Prompt:
Make an exact copy, from the records below, of the lines from the line containing "Convert this chart to Apache ECharts code." to the line containing "var avgChange = -0.6;", both lines included, excluding pictures.

Records for processing:
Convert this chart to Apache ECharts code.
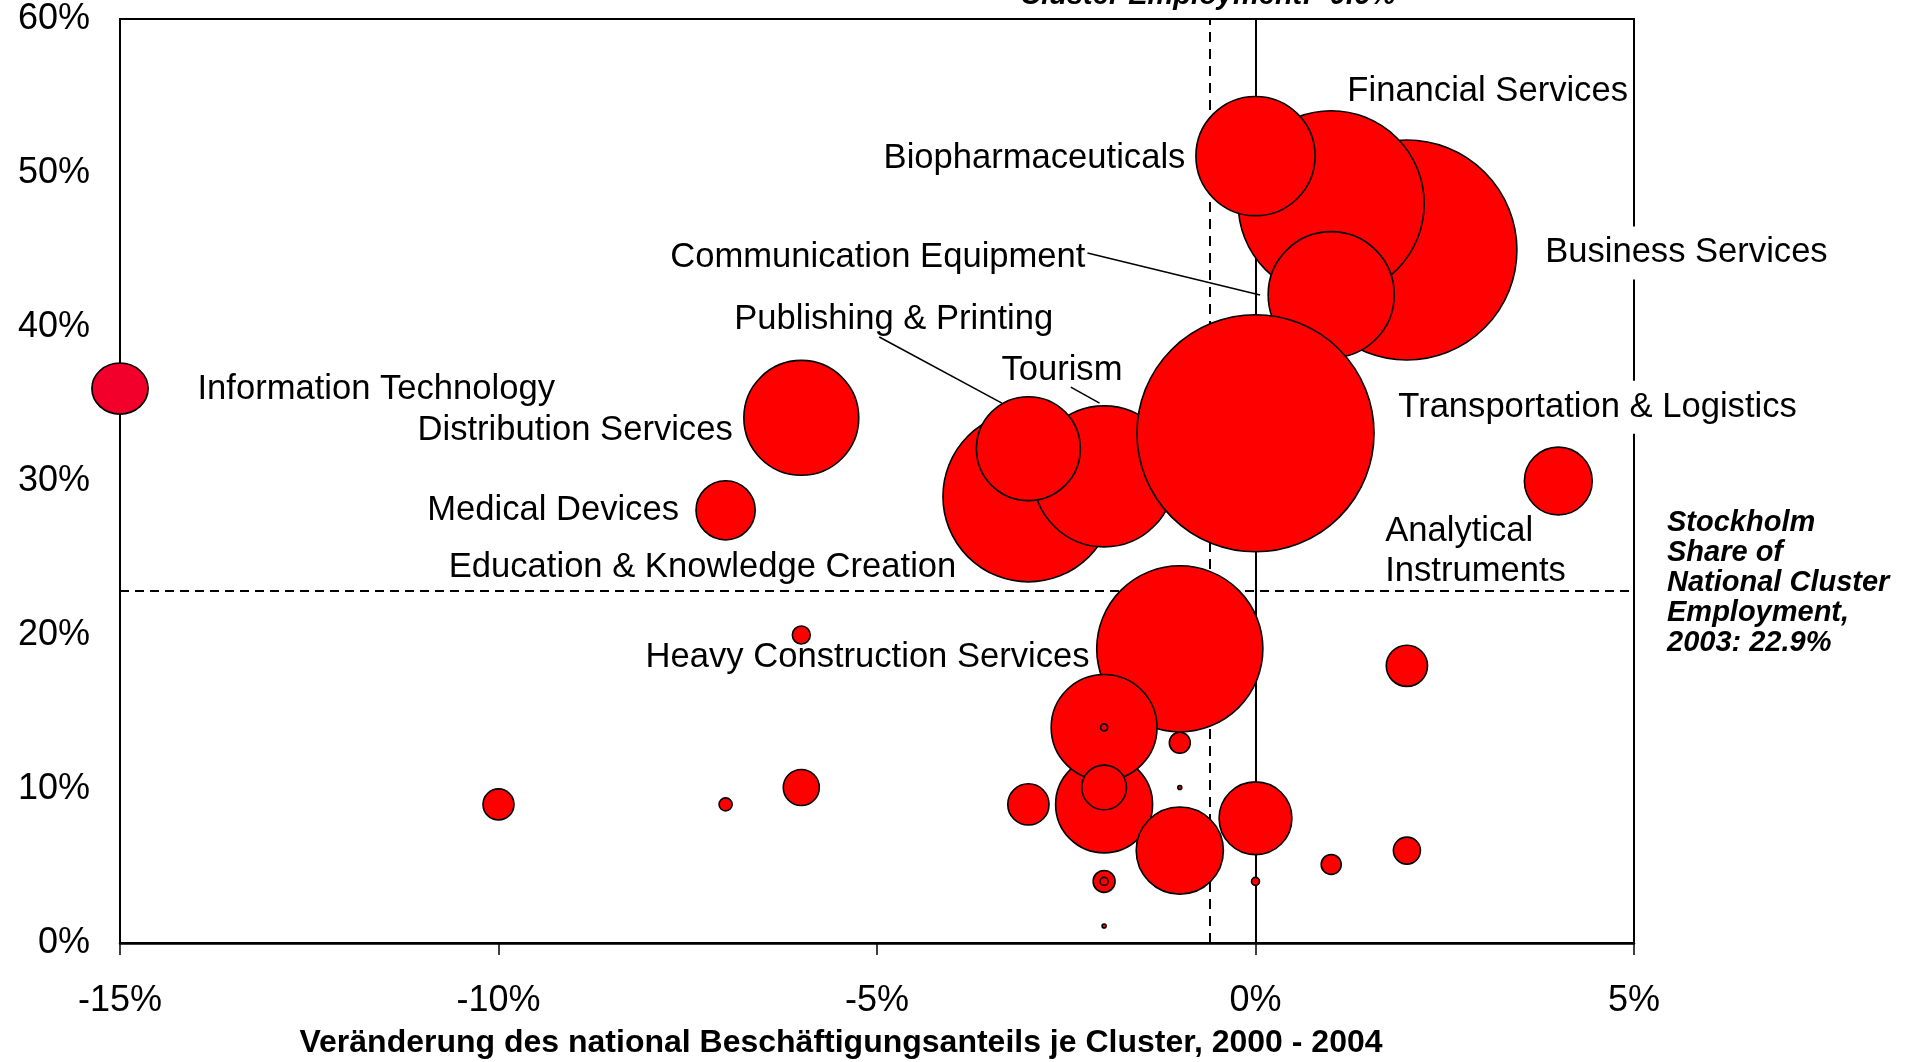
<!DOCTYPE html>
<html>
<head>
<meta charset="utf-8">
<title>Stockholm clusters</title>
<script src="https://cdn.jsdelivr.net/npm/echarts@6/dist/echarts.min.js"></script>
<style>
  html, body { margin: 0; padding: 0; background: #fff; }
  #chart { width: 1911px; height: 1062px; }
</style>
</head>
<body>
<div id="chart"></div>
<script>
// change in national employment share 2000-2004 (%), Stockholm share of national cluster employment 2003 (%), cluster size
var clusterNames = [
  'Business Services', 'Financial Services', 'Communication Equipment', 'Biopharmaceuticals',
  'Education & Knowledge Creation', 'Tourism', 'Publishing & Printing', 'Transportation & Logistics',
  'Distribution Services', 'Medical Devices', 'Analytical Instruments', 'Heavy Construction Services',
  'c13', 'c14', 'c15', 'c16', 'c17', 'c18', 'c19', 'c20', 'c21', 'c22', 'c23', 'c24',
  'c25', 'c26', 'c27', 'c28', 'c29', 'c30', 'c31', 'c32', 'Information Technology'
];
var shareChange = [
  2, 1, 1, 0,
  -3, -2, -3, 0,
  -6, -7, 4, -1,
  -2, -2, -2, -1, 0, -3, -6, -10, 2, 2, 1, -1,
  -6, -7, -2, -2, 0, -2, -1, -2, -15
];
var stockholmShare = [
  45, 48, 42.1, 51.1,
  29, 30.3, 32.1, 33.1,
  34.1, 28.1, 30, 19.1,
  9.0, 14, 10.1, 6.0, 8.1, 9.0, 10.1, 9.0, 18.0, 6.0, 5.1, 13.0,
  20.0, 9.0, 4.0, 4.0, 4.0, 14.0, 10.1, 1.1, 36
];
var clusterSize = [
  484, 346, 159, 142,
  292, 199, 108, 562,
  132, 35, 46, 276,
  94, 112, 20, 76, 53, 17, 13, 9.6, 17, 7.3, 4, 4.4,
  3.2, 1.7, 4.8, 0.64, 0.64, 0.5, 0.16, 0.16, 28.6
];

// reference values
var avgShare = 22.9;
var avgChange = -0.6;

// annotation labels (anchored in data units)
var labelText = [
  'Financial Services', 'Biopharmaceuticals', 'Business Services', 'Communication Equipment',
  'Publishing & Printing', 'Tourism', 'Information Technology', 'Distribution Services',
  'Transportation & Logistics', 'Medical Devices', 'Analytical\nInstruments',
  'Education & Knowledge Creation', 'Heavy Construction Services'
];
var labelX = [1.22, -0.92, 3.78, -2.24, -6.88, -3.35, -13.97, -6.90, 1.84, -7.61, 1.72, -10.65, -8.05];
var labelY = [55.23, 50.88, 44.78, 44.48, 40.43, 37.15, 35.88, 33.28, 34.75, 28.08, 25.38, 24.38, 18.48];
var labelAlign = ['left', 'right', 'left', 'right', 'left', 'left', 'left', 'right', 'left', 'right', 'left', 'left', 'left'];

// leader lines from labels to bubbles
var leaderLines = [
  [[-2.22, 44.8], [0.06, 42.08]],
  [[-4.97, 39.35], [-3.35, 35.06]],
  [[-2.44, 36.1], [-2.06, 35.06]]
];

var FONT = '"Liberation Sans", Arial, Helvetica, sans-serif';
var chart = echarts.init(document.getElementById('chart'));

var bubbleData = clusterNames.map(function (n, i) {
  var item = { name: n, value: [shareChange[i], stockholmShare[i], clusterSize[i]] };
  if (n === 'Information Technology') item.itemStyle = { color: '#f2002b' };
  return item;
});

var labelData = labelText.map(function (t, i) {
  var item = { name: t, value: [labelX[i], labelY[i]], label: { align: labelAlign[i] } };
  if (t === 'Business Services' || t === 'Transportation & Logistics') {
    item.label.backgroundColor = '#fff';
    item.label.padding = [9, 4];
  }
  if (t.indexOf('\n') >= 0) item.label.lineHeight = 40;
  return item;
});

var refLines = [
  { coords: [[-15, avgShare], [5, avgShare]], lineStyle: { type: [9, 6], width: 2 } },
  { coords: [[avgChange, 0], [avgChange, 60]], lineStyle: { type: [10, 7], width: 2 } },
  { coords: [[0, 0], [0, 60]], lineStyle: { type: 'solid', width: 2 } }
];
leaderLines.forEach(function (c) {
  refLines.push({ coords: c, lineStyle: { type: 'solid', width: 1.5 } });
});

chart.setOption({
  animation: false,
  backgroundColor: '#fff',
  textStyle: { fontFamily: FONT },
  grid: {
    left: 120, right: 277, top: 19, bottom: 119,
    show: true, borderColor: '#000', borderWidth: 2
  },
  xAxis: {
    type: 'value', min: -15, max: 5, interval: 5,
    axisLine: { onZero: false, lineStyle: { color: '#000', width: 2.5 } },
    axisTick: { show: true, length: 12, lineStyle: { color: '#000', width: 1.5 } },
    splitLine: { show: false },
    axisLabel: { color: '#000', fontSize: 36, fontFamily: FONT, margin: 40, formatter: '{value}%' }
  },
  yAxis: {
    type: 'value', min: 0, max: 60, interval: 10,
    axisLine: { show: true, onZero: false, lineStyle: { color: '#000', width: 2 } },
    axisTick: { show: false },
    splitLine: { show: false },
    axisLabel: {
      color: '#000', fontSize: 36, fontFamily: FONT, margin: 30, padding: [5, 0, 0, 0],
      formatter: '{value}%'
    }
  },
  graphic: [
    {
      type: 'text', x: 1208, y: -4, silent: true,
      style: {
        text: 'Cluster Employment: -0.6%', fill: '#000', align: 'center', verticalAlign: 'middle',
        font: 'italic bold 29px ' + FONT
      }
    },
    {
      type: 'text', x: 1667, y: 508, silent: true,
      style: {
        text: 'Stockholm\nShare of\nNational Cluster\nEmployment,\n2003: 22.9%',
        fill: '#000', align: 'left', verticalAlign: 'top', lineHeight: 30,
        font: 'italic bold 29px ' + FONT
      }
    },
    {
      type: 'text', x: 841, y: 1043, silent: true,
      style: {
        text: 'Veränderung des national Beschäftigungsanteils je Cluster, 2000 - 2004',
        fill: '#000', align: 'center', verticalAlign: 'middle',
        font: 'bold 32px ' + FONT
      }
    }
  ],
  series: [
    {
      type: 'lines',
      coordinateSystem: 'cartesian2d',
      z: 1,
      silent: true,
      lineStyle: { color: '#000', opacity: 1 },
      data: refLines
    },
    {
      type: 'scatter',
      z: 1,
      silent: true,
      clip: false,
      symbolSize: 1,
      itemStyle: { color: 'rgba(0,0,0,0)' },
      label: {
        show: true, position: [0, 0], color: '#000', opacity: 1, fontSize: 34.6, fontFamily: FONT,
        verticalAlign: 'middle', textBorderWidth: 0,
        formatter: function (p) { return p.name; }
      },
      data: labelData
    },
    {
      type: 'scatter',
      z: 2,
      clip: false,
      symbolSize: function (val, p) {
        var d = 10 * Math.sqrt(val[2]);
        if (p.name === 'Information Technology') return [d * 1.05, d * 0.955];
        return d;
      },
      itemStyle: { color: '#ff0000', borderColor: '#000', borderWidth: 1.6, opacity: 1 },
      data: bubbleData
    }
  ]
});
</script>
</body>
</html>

--

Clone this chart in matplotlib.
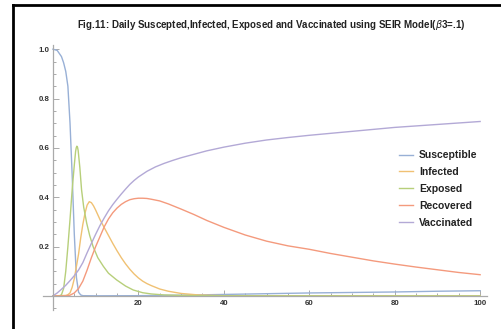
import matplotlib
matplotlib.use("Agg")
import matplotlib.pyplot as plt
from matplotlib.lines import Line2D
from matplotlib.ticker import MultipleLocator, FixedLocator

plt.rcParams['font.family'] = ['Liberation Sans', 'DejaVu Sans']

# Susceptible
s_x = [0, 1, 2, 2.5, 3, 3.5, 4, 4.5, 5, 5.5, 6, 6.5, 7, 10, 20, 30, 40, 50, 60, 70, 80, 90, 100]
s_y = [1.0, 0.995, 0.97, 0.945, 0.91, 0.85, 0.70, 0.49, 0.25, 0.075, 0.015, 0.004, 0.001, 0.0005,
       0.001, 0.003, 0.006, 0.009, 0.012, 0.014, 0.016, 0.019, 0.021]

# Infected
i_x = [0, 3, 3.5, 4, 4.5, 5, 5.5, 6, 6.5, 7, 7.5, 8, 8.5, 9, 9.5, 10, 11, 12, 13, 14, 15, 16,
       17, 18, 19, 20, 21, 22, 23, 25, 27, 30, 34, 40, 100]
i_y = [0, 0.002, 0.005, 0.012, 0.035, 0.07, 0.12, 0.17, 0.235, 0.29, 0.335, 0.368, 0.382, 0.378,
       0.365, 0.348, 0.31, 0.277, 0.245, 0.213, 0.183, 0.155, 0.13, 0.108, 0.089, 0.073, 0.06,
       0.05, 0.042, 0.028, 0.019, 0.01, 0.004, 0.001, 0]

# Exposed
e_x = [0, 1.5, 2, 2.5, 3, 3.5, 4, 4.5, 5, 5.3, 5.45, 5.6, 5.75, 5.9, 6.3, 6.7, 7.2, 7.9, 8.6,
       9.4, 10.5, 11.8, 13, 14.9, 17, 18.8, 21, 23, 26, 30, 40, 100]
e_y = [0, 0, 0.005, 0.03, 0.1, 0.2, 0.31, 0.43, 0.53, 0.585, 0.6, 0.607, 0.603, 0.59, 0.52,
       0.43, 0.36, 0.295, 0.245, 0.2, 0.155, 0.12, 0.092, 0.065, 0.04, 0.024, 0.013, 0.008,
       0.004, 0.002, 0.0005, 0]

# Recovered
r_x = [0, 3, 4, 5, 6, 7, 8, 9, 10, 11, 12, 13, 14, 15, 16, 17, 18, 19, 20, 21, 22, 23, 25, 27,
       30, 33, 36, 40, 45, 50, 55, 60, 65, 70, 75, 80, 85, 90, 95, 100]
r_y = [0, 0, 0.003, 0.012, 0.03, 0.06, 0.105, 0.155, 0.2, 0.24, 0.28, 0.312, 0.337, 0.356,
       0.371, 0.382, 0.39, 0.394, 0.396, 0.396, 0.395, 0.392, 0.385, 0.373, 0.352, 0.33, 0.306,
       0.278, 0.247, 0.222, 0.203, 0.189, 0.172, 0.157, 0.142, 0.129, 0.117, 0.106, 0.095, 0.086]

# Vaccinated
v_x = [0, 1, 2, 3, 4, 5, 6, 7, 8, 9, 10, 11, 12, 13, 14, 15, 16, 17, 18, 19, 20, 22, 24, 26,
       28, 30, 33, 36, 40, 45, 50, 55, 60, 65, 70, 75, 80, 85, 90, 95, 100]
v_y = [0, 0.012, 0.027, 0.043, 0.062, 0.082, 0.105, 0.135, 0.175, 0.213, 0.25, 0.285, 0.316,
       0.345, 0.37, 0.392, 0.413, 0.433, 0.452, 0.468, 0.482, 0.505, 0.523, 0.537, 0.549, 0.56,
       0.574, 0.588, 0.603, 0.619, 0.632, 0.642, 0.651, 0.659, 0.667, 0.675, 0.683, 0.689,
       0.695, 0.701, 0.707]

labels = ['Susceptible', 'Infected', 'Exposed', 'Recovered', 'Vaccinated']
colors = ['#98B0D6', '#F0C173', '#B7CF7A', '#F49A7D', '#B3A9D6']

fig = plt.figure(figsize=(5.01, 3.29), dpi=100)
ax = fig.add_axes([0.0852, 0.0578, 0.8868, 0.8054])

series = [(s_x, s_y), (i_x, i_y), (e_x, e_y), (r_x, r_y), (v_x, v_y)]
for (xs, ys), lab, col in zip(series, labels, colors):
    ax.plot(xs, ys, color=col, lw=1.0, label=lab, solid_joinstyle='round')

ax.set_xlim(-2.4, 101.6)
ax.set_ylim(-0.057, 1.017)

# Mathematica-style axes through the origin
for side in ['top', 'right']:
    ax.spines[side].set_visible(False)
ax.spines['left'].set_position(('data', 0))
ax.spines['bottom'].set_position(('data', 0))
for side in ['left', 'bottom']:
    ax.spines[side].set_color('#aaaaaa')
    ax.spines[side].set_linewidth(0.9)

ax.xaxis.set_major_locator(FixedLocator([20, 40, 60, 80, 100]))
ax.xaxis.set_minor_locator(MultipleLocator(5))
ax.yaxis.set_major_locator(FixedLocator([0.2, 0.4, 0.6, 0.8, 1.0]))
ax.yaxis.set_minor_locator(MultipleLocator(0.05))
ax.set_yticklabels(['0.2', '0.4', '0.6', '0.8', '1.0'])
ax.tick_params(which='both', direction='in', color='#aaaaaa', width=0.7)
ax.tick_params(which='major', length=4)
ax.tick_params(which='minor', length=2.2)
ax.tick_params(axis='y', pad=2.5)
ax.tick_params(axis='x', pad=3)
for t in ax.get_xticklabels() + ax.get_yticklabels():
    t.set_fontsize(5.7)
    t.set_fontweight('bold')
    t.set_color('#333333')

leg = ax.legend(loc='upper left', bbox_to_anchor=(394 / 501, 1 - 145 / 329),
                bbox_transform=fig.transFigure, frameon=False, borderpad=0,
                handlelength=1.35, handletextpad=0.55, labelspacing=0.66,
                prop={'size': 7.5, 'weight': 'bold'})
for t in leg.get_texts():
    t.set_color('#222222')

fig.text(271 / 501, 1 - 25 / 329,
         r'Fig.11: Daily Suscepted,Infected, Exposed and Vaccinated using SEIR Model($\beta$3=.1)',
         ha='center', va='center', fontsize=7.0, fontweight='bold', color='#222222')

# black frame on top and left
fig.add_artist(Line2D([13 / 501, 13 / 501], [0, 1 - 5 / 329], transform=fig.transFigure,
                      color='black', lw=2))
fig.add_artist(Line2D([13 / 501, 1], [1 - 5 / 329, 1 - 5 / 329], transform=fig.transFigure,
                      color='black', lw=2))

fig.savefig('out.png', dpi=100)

Answer to the task:
Convert this chart to Apache ECharts code.
<!DOCTYPE html>
<html>
<head>
<meta charset="utf-8">
<title>Stockholm clusters</title>
<script src="https://cdn.jsdelivr.net/npm/echarts@6/dist/echarts.min.js"></script>
<style>
  html, body { margin: 0; padding: 0; background: #fff; }
  #chart { width: 1911px; height: 1062px; }
</style>
</head>
<body>
<div id="chart"></div>
<script>
// change in national employment share 2000-2004 (%), Stockholm share of national cluster employment 2003 (%), cluster size
var clusterNames = [
  'Business Services', 'Financial Services', 'Communication Equipment', 'Biopharmaceuticals',
  'Education & Knowledge Creation', 'Tourism', 'Publishing & Printing', 'Transportation & Logistics',
  'Distribution Services', 'Medical Devices', 'Analytical Instruments', 'Heavy Construction Services',
  'c13', 'c14', 'c15', 'c16', 'c17', 'c18', 'c19', 'c20', 'c21', 'c22', 'c23', 'c24',
  'c25', 'c26', 'c27', 'c28', 'c29', 'c30', 'c31', 'c32', 'Information Technology'
];
var shareChange = [
  2, 1, 1, 0,
  -3, -2, -3, 0,
  -6, -7, 4, -1,
  -2, -2, -2, -1, 0, -3, -6, -10, 2, 2, 1, -1,
  -6, -7, -2, -2, 0, -2, -1, -2, -15
];
var stockholmShare = [
  45, 48, 42.1, 51.1,
  29, 30.3, 32.1, 33.1,
  34.1, 28.1, 30, 19.1,
  9.0, 14, 10.1, 6.0, 8.1, 9.0, 10.1, 9.0, 18.0, 6.0, 5.1, 13.0,
  20.0, 9.0, 4.0, 4.0, 4.0, 14.0, 10.1, 1.1, 36
];
var clusterSize = [
  484, 346, 159, 142,
  292, 199, 108, 562,
  132, 35, 46, 276,
  94, 112, 20, 76, 53, 17, 13, 9.6, 17, 7.3, 4, 4.4,
  3.2, 1.7, 4.8, 0.64, 0.64, 0.5, 0.16, 0.16, 28.6
];

// reference values
var avgShare = 22.9;
var avgChange = -0.6;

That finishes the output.